SOURCE MATERIAL →
:::

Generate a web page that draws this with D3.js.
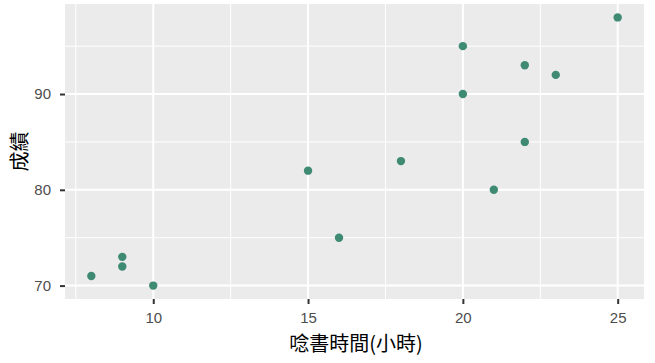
<!DOCTYPE html>
<html>
<head>
<meta charset="utf-8">
<script src="https://cdn.jsdelivr.net/npm/d3@7"></script>
<style>
  body { margin: 0; background: #fff; }
  svg { display: block; }
</style>
</head>
<body>
<svg id="chart" width="655" height="363"></svg>
<script>
// data
const hours = [8, 9, 9, 10, 15, 16, 18, 20, 20, 21, 22, 22, 23, 25];
const scores = [71, 73, 72, 70, 82, 75, 83, 95, 90, 80, 93, 85, 92, 98];
const xTicks = [10, 15, 20, 25];
const yTicks = [70, 80, 90];
const xMinor = [7.5, 12.5, 17.5, 22.5];
const yMinor = [75, 85, 95];

const svg = d3.select('#chart');
const panel = {left: 65, right: 644, top: 4, bottom: 299};

// ggplot-style 5% expansion
const pad = (ext, f = 0.05) => [ext[0] - (ext[1] - ext[0]) * f, ext[1] + (ext[1] - ext[0]) * f];
const x = d3.scaleLinear().domain(pad(d3.extent(hours))).range([panel.left, panel.right]);
const y = d3.scaleLinear().domain(pad(d3.extent(scores))).range([panel.bottom, panel.top]);

svg.append('rect')
	.attr('x', panel.left).attr('y', panel.top)
	.attr('width', panel.right - panel.left).attr('height', panel.bottom - panel.top)
	.attr('fill', '#ebebeb');

const grid = svg.append('g');
const vline = (v, w) => grid.append('line')
	.attr('x1', x(v)).attr('x2', x(v)).attr('y1', panel.top).attr('y2', panel.bottom)
	.attr('stroke', '#fff').attr('stroke-width', w);
const hline = (v, w) => grid.append('line')
	.attr('y1', y(v)).attr('y2', y(v)).attr('x1', panel.left).attr('x2', panel.right)
	.attr('stroke', '#fff').attr('stroke-width', w);
xMinor.forEach(v => vline(v, 1));
yMinor.forEach(v => hline(v, 1));
xTicks.forEach(v => vline(v, 2));
yTicks.forEach(v => hline(v, 2));

// axes
const xAxis = svg.append('g')
	.attr('transform', `translate(0,${panel.bottom})`)
	.call(d3.axisBottom(x).tickValues(xTicks).tickSize(5).tickPadding(8));
const yAxis = svg.append('g')
	.attr('transform', `translate(${panel.left},0)`)
	.call(d3.axisLeft(y).tickValues(yTicks).tickSize(5).tickPadding(9));
[xAxis, yAxis].forEach(a => {
	a.select('.domain').remove();
	a.selectAll('.tick line').attr('stroke', '#333').attr('stroke-width', 2);
	a.selectAll('.tick text')
		.attr('fill', '#4d4d4d')
		.style('font-family', 'Liberation Sans, Arial, sans-serif')
		.style('font-size', '15px');
});

// points
svg.append('g').selectAll('circle')
	.data(hours.map((h, i) => ({h, s: scores[i]})))
	.join('circle')
	.attr('cx', d => x(d.h))
	.attr('cy', d => y(d.s))
	.attr('r', 4.2)
	.attr('fill', '#3f8a73');

// axis titles
svg.append('text')
	.attr('x', 356)
	.attr('y', 351)
	.attr('text-anchor', 'middle')
	.style('font-family', 'Noto Sans CJK TC, sans-serif')
	.style('font-size', '20px')
	.attr('fill', '#000')
	.text('唸書時間(小時)');

svg.append('text')
	.attr('transform', `translate(27,${(panel.top + panel.bottom) / 2}) rotate(-90)`)
	.attr('text-anchor', 'middle')
	.style('font-family', 'Noto Sans CJK TC, sans-serif')
	.style('font-size', '20px')
	.attr('fill', '#000')
	.text('成績');
</script>
</body>
</html>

:::

INSTRUCTIONS TO FOLLOW → Copy every line above word for word and exclude the pictures.

TASK ANSWER →
Generate a web page that draws this with D3.js.
<!DOCTYPE html>
<html>
<head>
<meta charset="utf-8">
<script src="https://cdn.jsdelivr.net/npm/d3@7"></script>
<style>
  body { margin: 0; background: #fff; }
  svg { display: block; }
</style>
</head>
<body>
<svg id="chart" width="655" height="363"></svg>
<script>
// data
const hours = [8, 9, 9, 10, 15, 16, 18, 20, 20, 21, 22, 22, 23, 25];
const scores = [71, 73, 72, 70, 82, 75, 83, 95, 90, 80, 93, 85, 92, 98];
const xTicks = [10, 15, 20, 25];
const yTicks = [70, 80, 90];
const xMinor = [7.5, 12.5, 17.5, 22.5];
const yMinor = [75, 85, 95];

const svg = d3.select('#chart');
const panel = {left: 65, right: 644, top: 4, bottom: 299};

// ggplot-style 5% expansion
const pad = (ext, f = 0.05) => [ext[0] - (ext[1] - ext[0]) * f, ext[1] + (ext[1] - ext[0]) * f];
const x = d3.scaleLinear().domain(pad(d3.extent(hours))).range([panel.left, panel.right]);
const y = d3.scaleLinear().domain(pad(d3.extent(scores))).range([panel.bottom, panel.top]);

svg.append('rect')
	.attr('x', panel.left).attr('y', panel.top)
	.attr('width', panel.right - panel.left).attr('height', panel.bottom - panel.top)
	.attr('fill', '#ebebeb');

const grid = svg.append('g');
const vline = (v, w) => grid.append('line')
	.attr('x1', x(v)).attr('x2', x(v)).attr('y1', panel.top).attr('y2', panel.bottom)
	.attr('stroke', '#fff').attr('stroke-width', w);
const hline = (v, w) => grid.append('line')
	.attr('y1', y(v)).attr('y2', y(v)).attr('x1', panel.left).attr('x2', panel.right)
	.attr('stroke', '#fff').attr('stroke-width', w);
xMinor.forEach(v => vline(v, 1));
yMinor.forEach(v => hline(v, 1));
xTicks.forEach(v => vline(v, 2));
yTicks.forEach(v => hline(v, 2));

// axes
const xAxis = svg.append('g')
	.attr('transform', `translate(0,${panel.bottom})`)
	.call(d3.axisBottom(x).tickValues(xTicks).tickSize(5).tickPadding(8));
const yAxis = svg.append('g')
	.attr('transform', `translate(${panel.left},0)`)
	.call(d3.axisLeft(y).tickValues(yTicks).tickSize(5).tickPadding(9));
[xAxis, yAxis].forEach(a => {
	a.select('.domain').remove();
	a.selectAll('.tick line').attr('stroke', '#333').attr('stroke-width', 2);
	a.selectAll('.tick text')
		.attr('fill', '#4d4d4d')
		.style('font-family', 'Liberation Sans, Arial, sans-serif')
		.style('font-size', '15px');
});

// points
svg.append('g').selectAll('circle')
	.data(hours.map((h, i) => ({h, s: scores[i]})))
	.join('circle')
	.attr('cx', d => x(d.h))
	.attr('cy', d => y(d.s))
	.attr('r', 4.2)
	.attr('fill', '#3f8a73');

// axis titles
svg.append('text')
	.attr('x', 356)
	.attr('y', 351)
	.attr('text-anchor', 'middle')
	.style('font-family', 'Noto Sans CJK TC, sans-serif')
	.style('font-size', '20px')
	.attr('fill', '#000')
	.text('唸書時間(小時)');

svg.append('text')
	.attr('transform', `translate(27,${(panel.top + panel.bottom) / 2}) rotate(-90)`)
	.attr('text-anchor', 'middle')
	.style('font-family', 'Noto Sans CJK TC, sans-serif')
	.style('font-size', '20px')
	.attr('fill', '#000')
	.text('成績');
</script>
</body>
</html>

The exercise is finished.